— Start Provided data —

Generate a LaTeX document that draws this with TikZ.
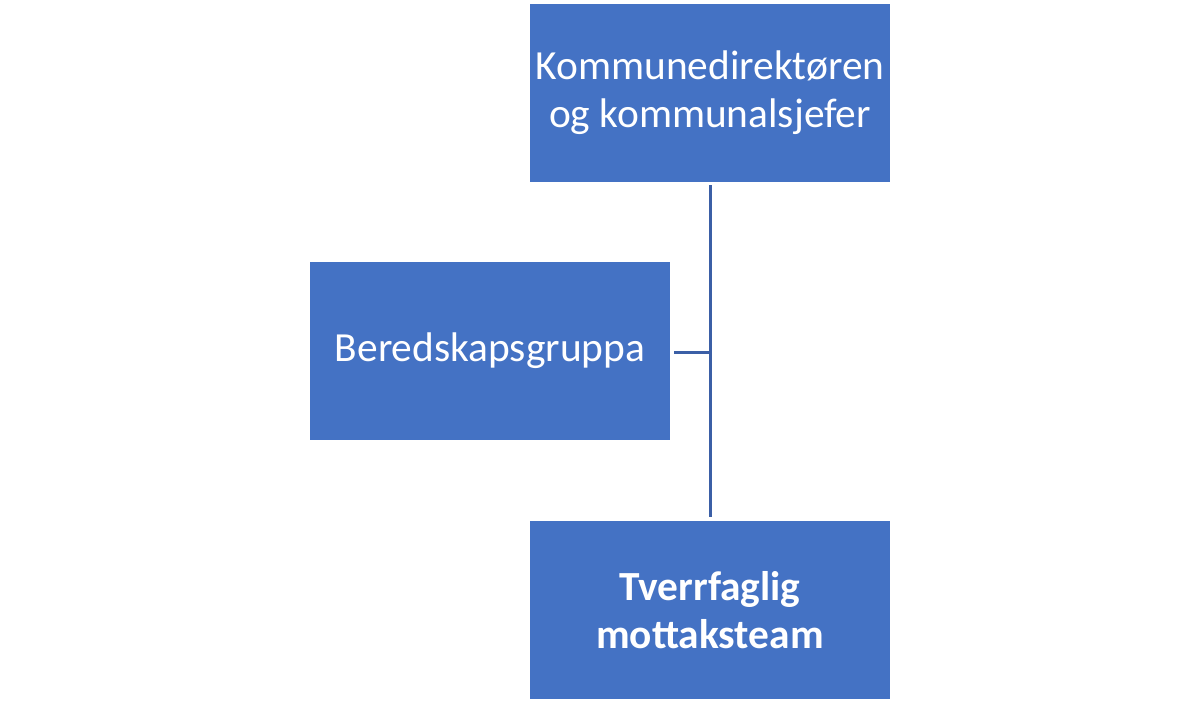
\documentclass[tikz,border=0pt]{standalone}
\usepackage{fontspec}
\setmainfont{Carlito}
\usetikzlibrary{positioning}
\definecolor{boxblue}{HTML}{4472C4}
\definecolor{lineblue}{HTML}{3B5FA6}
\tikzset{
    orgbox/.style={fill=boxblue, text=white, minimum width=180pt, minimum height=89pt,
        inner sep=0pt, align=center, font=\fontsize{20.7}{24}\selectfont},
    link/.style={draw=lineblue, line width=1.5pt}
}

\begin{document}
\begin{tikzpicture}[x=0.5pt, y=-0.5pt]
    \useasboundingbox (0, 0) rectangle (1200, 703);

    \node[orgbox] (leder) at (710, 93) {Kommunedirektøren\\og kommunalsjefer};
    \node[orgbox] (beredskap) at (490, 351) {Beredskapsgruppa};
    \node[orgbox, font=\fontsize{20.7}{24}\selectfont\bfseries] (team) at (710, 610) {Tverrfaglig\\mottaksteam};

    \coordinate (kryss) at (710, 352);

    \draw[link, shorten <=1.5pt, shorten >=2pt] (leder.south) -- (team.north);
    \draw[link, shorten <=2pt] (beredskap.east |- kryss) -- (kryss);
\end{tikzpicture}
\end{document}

— End Provided data —

▶ [Written task] Repeat the listing above exactly, with no pictures.

▶ [Expected answer]
Generate a LaTeX document that draws this with TikZ.
\documentclass[tikz,border=0pt]{standalone}
\usepackage{fontspec}
\setmainfont{Carlito}
\usetikzlibrary{positioning}
\definecolor{boxblue}{HTML}{4472C4}
\definecolor{lineblue}{HTML}{3B5FA6}
\tikzset{
    orgbox/.style={fill=boxblue, text=white, minimum width=180pt, minimum height=89pt,
        inner sep=0pt, align=center, font=\fontsize{20.7}{24}\selectfont},
    link/.style={draw=lineblue, line width=1.5pt}
}

\begin{document}
\begin{tikzpicture}[x=0.5pt, y=-0.5pt]
    \useasboundingbox (0, 0) rectangle (1200, 703);

    \node[orgbox] (leder) at (710, 93) {Kommunedirektøren\\og kommunalsjefer};
    \node[orgbox] (beredskap) at (490, 351) {Beredskapsgruppa};
    \node[orgbox, font=\fontsize{20.7}{24}\selectfont\bfseries] (team) at (710, 610) {Tverrfaglig\\mottaksteam};

    \coordinate (kryss) at (710, 352);

    \draw[link, shorten <=1.5pt, shorten >=2pt] (leder.south) -- (team.north);
    \draw[link, shorten <=2pt] (beredskap.east |- kryss) -- (kryss);
\end{tikzpicture}
\end{document}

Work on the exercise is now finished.